**** Provided records ****

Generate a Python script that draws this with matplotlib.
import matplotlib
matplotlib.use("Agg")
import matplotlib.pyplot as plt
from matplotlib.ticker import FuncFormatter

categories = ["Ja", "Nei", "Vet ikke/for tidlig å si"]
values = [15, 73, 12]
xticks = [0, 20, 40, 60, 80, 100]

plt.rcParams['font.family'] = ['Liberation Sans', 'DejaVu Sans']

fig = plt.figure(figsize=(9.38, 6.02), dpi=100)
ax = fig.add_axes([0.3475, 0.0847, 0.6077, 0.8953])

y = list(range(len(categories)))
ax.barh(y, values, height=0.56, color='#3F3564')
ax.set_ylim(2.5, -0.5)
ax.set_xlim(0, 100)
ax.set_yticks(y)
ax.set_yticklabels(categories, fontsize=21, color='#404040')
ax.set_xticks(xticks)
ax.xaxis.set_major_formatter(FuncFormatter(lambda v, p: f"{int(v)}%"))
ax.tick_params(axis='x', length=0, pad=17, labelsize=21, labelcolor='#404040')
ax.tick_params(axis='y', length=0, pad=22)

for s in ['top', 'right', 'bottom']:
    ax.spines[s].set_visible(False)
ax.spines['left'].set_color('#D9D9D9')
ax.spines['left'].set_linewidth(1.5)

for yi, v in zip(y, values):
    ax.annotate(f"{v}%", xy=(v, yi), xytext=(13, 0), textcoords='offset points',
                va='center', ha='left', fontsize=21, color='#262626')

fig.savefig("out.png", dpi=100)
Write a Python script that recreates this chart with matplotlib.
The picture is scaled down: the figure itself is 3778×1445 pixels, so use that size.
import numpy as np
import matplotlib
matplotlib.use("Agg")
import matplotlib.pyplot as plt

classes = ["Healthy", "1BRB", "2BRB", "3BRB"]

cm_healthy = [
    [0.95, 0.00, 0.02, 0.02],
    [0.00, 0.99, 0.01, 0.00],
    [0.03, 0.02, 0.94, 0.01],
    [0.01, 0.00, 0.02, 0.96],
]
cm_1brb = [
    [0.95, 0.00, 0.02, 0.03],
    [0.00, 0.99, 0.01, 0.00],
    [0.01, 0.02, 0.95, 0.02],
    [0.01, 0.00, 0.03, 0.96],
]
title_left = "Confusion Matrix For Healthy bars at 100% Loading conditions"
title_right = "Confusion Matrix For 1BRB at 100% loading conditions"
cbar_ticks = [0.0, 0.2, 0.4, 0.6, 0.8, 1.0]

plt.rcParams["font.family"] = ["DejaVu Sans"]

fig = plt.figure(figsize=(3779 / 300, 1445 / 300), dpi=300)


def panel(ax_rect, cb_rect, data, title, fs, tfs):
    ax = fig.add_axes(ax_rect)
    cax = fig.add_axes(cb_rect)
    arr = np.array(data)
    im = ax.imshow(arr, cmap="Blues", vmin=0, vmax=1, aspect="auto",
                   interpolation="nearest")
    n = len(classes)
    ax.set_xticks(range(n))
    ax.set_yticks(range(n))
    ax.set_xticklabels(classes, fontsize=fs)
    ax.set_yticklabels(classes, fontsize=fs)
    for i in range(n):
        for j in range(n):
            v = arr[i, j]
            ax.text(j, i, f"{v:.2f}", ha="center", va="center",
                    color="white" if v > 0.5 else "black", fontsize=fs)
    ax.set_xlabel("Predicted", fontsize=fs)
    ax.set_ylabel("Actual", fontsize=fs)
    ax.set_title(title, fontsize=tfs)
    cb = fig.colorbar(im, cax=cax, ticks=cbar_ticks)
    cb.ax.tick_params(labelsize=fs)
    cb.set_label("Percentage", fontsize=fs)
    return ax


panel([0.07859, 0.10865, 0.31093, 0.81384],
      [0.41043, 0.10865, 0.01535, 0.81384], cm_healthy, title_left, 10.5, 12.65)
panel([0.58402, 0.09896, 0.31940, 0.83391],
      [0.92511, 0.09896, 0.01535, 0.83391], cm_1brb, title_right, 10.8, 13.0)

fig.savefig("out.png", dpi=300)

****

Description of the task:
Each line above must be reproduced exactly as it stands.

Solution:
Generate a Python script that draws this with matplotlib.
import matplotlib
matplotlib.use("Agg")
import matplotlib.pyplot as plt
from matplotlib.ticker import FuncFormatter

categories = ["Ja", "Nei", "Vet ikke/for tidlig å si"]
values = [15, 73, 12]
xticks = [0, 20, 40, 60, 80, 100]

plt.rcParams['font.family'] = ['Liberation Sans', 'DejaVu Sans']

fig = plt.figure(figsize=(9.38, 6.02), dpi=100)
ax = fig.add_axes([0.3475, 0.0847, 0.6077, 0.8953])

y = list(range(len(categories)))
ax.barh(y, values, height=0.56, color='#3F3564')
ax.set_ylim(2.5, -0.5)
ax.set_xlim(0, 100)
ax.set_yticks(y)
ax.set_yticklabels(categories, fontsize=21, color='#404040')
ax.set_xticks(xticks)
ax.xaxis.set_major_formatter(FuncFormatter(lambda v, p: f"{int(v)}%"))
ax.tick_params(axis='x', length=0, pad=17, labelsize=21, labelcolor='#404040')
ax.tick_params(axis='y', length=0, pad=22)

for s in ['top', 'right', 'bottom']:
    ax.spines[s].set_visible(False)
ax.spines['left'].set_color('#D9D9D9')
ax.spines['left'].set_linewidth(1.5)

for yi, v in zip(y, values):
    ax.annotate(f"{v}%", xy=(v, yi), xytext=(13, 0), textcoords='offset points',
                va='center', ha='left', fontsize=21, color='#262626')

fig.savefig("out.png", dpi=100)
Write a Python script that recreates this chart with matplotlib.
The picture is scaled down: the figure itself is 3778×1445 pixels, so use that size.
import numpy as np
import matplotlib
matplotlib.use("Agg")
import matplotlib.pyplot as plt

classes = ["Healthy", "1BRB", "2BRB", "3BRB"]

cm_healthy = [
    [0.95, 0.00, 0.02, 0.02],
    [0.00, 0.99, 0.01, 0.00],
    [0.03, 0.02, 0.94, 0.01],
    [0.01, 0.00, 0.02, 0.96],
]
cm_1brb = [
    [0.95, 0.00, 0.02, 0.03],
    [0.00, 0.99, 0.01, 0.00],
    [0.01, 0.02, 0.95, 0.02],
    [0.01, 0.00, 0.03, 0.96],
]
title_left = "Confusion Matrix For Healthy bars at 100% Loading conditions"
title_right = "Confusion Matrix For 1BRB at 100% loading conditions"
cbar_ticks = [0.0, 0.2, 0.4, 0.6, 0.8, 1.0]

plt.rcParams["font.family"] = ["DejaVu Sans"]

fig = plt.figure(figsize=(3779 / 300, 1445 / 300), dpi=300)


def panel(ax_rect, cb_rect, data, title, fs, tfs):
    ax = fig.add_axes(ax_rect)
    cax = fig.add_axes(cb_rect)
    arr = np.array(data)
    im = ax.imshow(arr, cmap="Blues", vmin=0, vmax=1, aspect="auto",
                   interpolation="nearest")
    n = len(classes)
    ax.set_xticks(range(n))
    ax.set_yticks(range(n))
    ax.set_xticklabels(classes, fontsize=fs)
    ax.set_yticklabels(classes, fontsize=fs)
    for i in range(n):
        for j in range(n):
            v = arr[i, j]
            ax.text(j, i, f"{v:.2f}", ha="center", va="center",
                    color="white" if v > 0.5 else "black", fontsize=fs)
    ax.set_xlabel("Predicted", fontsize=fs)
    ax.set_ylabel("Actual", fontsize=fs)
    ax.set_title(title, fontsize=tfs)
    cb = fig.colorbar(im, cax=cax, ticks=cbar_ticks)
    cb.ax.tick_params(labelsize=fs)
    cb.set_label("Percentage", fontsize=fs)
    return ax


panel([0.07859, 0.10865, 0.31093, 0.81384],
      [0.41043, 0.10865, 0.01535, 0.81384], cm_healthy, title_left, 10.5, 12.65)
panel([0.58402, 0.09896, 0.31940, 0.83391],
      [0.92511, 0.09896, 0.01535, 0.83391], cm_1brb, title_right, 10.8, 13.0)

fig.savefig("out.png", dpi=300)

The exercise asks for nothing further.